Meghan and Harry revealed that when they felt overwhelmed in the days leading up to their nuptials, they rang the Archbishop of Canterbury—the Archbishop of Canterbury!—to come to their property for an intimate secret blessing. When “the firm” pettily removed the duke and duchess’s security detail upon their move abroad, the couple went to live in California with Tyler Perry—Tyler Perry!—who also hooked them up with new security.

Even the production’s interlocutor, Oprah, projected a cozy familiarity with the royal pair, pointing off almost right off the bat that she had attended the couple’s 2018 wedding (which she described as magical), and that she lives not far down the road from them in Southern California these days.

Oprah’s very involvement was a coup for the couple, so intent on spreading their side of the story as widely and unassailably as possible. It was also one hell of a promotion for their own big recent media deals: Harry and Meghan have inked enormous video and podcast partnerships with both Netflix and Spotify. (Hello, colleagues!) Their chat with Oprah may have involved squatting in a chicken coop at several points, but make no mistake: This event was as highly orchestrated and negotiated as any international summit. Meghan and Harry were forthcoming and even funny, but they were also on message. Reminiscing about an old job scooping ice cream at a place named Humphrey Yogart, Meghan described her personal evolution. “I’ve been a waitress, an actress, a duchess, a princess,” she said, but “I’ve always just been Meghan. And the most important title I’ll ever have is mom.” The line sounded pretty workshopped, which is exactly why it worked.

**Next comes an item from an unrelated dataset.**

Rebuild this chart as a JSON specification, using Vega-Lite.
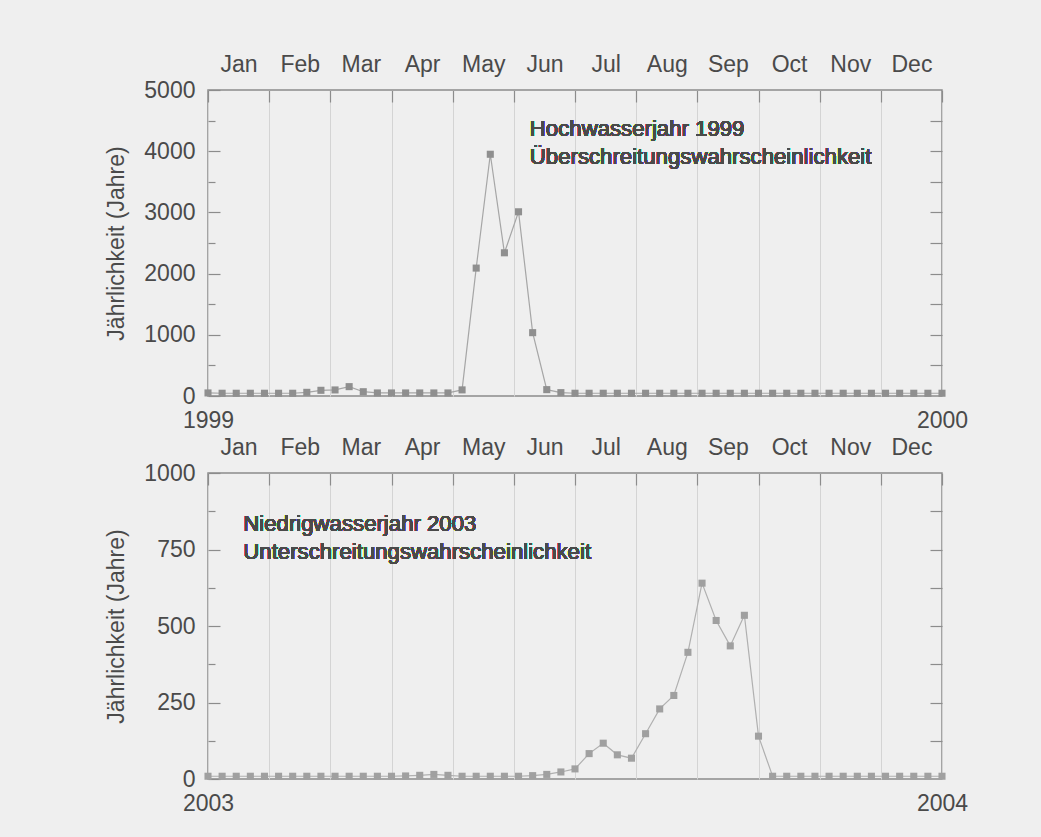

Which made it even more sad, and harrowing, when Harry spoke about his own mom, reflecting on the gulf between his and his wife’s ostensibly shrewd ability to extricate themselves from their former life and his mother’s lonelier, less in-the-know existence. “I can’t begin to imagine what it must have been like for her going through this process by herself all those years ago,” Harry said, “because it’s been unbelievably tough for the two of us.” Beside him, wearing a diamond tennis bracelet that once belonged to Diana, Meghan placed a hand on her pregnant belly, a harmless, loving, extremely normal gesture that has nevertheless gotten her castigated by the tabloids in the past.

Oprah can maybe sympathize about what it’s like when the tabloids get to spinning: In 2018, when Meghan’s mother, Doria Ragland, was photographed leaving Oprah’s home with some bags in her hand, “the story was that Meghan’s mom had come to my house and she left laden with gifts,” Oprah told Entertainment Tonight at the time, irked by the implications. “You know what the gifts were?” she continued then. “First of all, she’s great at yoga, so I said, ‘Bring your yoga mat and your sneaks in case we just want to do yoga on the lawn.’ So one of the bags was a yoga mat and the other was lunch.”

It’s a breezy anecdote, but revisited in the wake of Sunday night’s interview it’s one more reminder of the stark realities of the quasi-fantasy world in which Meghan and Harry live. Meghan may be one of the most well-connected women on the planet, and yet, for a time, she couldn’t so much as leave the house for lunchtime yoga with friends, the way her mother had. For a time, the days dragged by. For a time, her mind turned dark. It all happened so fast—life—and it will surely continue to do so. The important difference is that for now, that time is up.